Recuerdos inolvidables
Los turistas viajan calculando todo cuanto pueden, los grandes y los pequeños pormenores de su trasiego: otra cultura, otra lengua, usanzas diferentes, climas diversos y un largo etc. En la medida que pueden todo lo traen contado, pesado y medido, para evitar imprevistos que les compliquen el periplo. Por el contrario, los peregrinos se dejan llevar por otro, Otro que lleva mayúsculas. Puestos en las manos de Dios le dejan un margen grande, para que sea Él quien venga a sorprenderlos con un don y una gracia que no entra en los cálculos humanos de quien viaja a mundos desconocidos. Así lo he vivido en nuestra misión diocesana de Benín, descubriendo tantas cosas.
En primer lugar, el horizonte de un mundo y una Iglesia que es más grande de las diarias fronteras de mi vida. Asturias es una tierra particularmente bella por su historia y geografía, con la gente preciosa de esta región tan cargada de nobleza y bondad en su acogida. La diócesis de Oviedo que tiene siglos de camino, donde hay santos, mártires, y tantos cristianos con sus diferentes vocaciones que han dado vida, han puesto esperanza y han repartido entrega a manos llenas, por amor a Dios y a los hermanos. Pero, siendo verdad esto, tan gratamente, el mundo y la Iglesia tienen un mapa más amplio, más inmenso, más diverso y variopinto. Entonces tu mirada se dilata, y comprendes que las cosas que a diario te suceden entre valle y valle, entre pueblo y pueblo, entre prueba y prueba, entre lío y lío… no agotan el universo donde hay muchas más cosas con todas sus agradables noticias ensoñadas y con sus todas sus pertinaces pesadillas. Dios te hace ese regalo que agrandar tu pupila, dilatando esa mirada que te permite ver de otro modo lo que cotidianamente acontece en nuestra orilla.
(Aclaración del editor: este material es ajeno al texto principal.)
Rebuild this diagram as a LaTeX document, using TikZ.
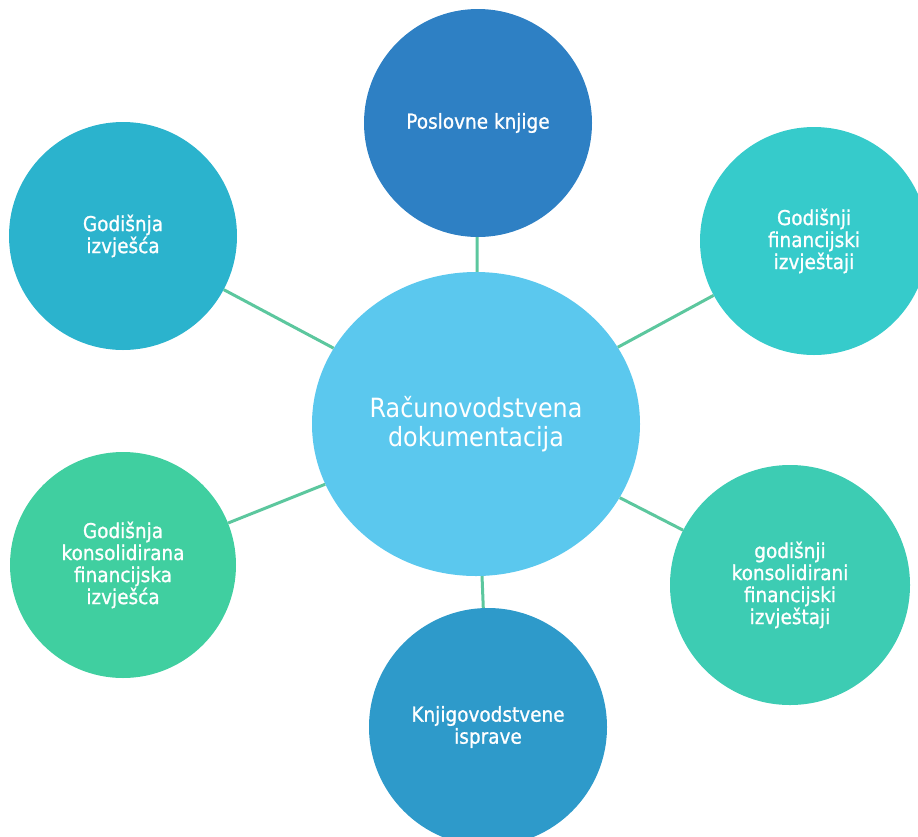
\documentclass[tikz,border=0pt]{standalone}
\usepackage{fontspec}
\setmainfont[FakeStretch=0.9]{DejaVu Sans}
\newfontfamily\leaffont[FakeStretch=0.9,FakeBold=1]{DejaVu Sans}
\usepackage{tikz}
\usetikzlibrary{shapes.geometric}

\definecolor{hubblue}{HTML}{5BC8EE}
\definecolor{knjigeblue}{HTML}{2E80C4}
\definecolor{izvjescacyan}{HTML}{2BB3CD}
\definecolor{fincyan}{HTML}{36CBCB}
\definecolor{konsgreen}{HTML}{40CFA0}
\definecolor{konsteal}{HTML}{3DCCB3}
\definecolor{ispraveblue}{HTML}{2E9ACA}
\definecolor{spokegreen}{HTML}{5CC79E}

\begin{document}
\begin{tikzpicture}[x=1pt,y=-1pt,
		leaf/.style={circle,minimum size=#1,inner sep=0pt,text=white,align=center,font=\leaffont\fontsize{20.5}{22}\selectfont},
		hub/.style={ellipse,minimum width=328,minimum height=304,inner sep=0pt,fill=hubblue,text=white,align=center,font=\fontsize{26.5}{29.5}\selectfont},
		spoke/.style={draw=spokegreen,line width=3pt}]
		\useasboundingbox (0,0) rectangle (918,836);
		% middle and the six around it
		\node[hub] (racun) at (476,424) {Računovodstvena\\dokumentacija};
		\node[leaf=228,fill=knjigeblue] (knjige) at (478,123) {Poslovne knjige};
		\node[leaf=228,fill=izvjescacyan] (izvjesca) at (123,236) {Godišnja\\izvješća};
		\node[leaf=228,fill=fincyan] (fin) at (814,241) {Godišnji\\financijski\\izvještaji};
		\node[leaf=226,fill=konsgreen] (konsizv) at (123,565) {Godišnja\\konsolidirana\\financijska\\izvješća};
		\node[leaf=240,fill=konsteal] (konsizvj) at (790,585) {godišnji\\konsolidirani\\financijski\\izvještaji};
		\node[leaf=238,fill=ispraveblue] (isprave) at (488,727) {Knjigovodstvene\\isprave};
		\foreach \n in {knjige,izvjesca,fin,konsizv,konsizvj,isprave}
			\draw[spoke] (racun) -- (\n);
	\end{tikzpicture}
\end{document}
En segundo lugar, los misioneros. Son muy queridos todos cuantos han pasado por estas comunidades cristianas, dejando la buena huella del hacer misionero. No son agentes de promoción cultural o social; no son los comerciales de una ONG altruista de financiación internacional; tampoco vienen a jalear con terapias de guerrilla pirata con reivindicaciones ajenas al Evangelio. Son nada más y nada menos que misioneros, sacerdotes, religiosos, laicos comprometidos hasta el fondo, y todos desde una exquisita comunión con la Iglesia. Enseñan a amar a Dios, a María y a los santos. Preparan la catequesis según la edad y los momentos. Celebran los sacramentos, particularmente la Eucaristía y la Penitencia, pero también el Bautismo, la Confirmación, el Matrimonio, la Unción de los enfermos. Proclaman la Palabra de Dios que predican en estas lenguas locales complicadas muchas veces. Y desde aquí crean comunidad, hacen pueblo, sostienen la esperanza de esta gente sencilla, vendando sus heridas, sembrando paz en sus conflictos, y defendiendo lo que es justo en su dignidad humana.
Y en tercer lugar, está el regalo de este increíble pueblo: niños, jóvenes, adultos y ancianos. Un misionero lo da todo y todo lo recibe con creces hasta quedar conmovido y lleno de gratitud sincera. ¡Cuántas cosas he recibido yo en esos pocos días con ellos, de pequeños y grandes, de gente que comienza con su fe y de cuantos ya llevan años de andadura creyente! Especialmente el domingo, día del Señor que permite asomarse a un verdadero pueblo en fiesta. Es la alegría contagiosa que se torna en el anuncio cristiano, como ya ocurría con la primitiva Iglesia: ¡mirad cómo se aman! Es el comentario impávido de cuantos los ven pasar como dulce provocación que supone la presencia de una comunidad cristiana. Feliz buena nueva, de una misión que no acaba.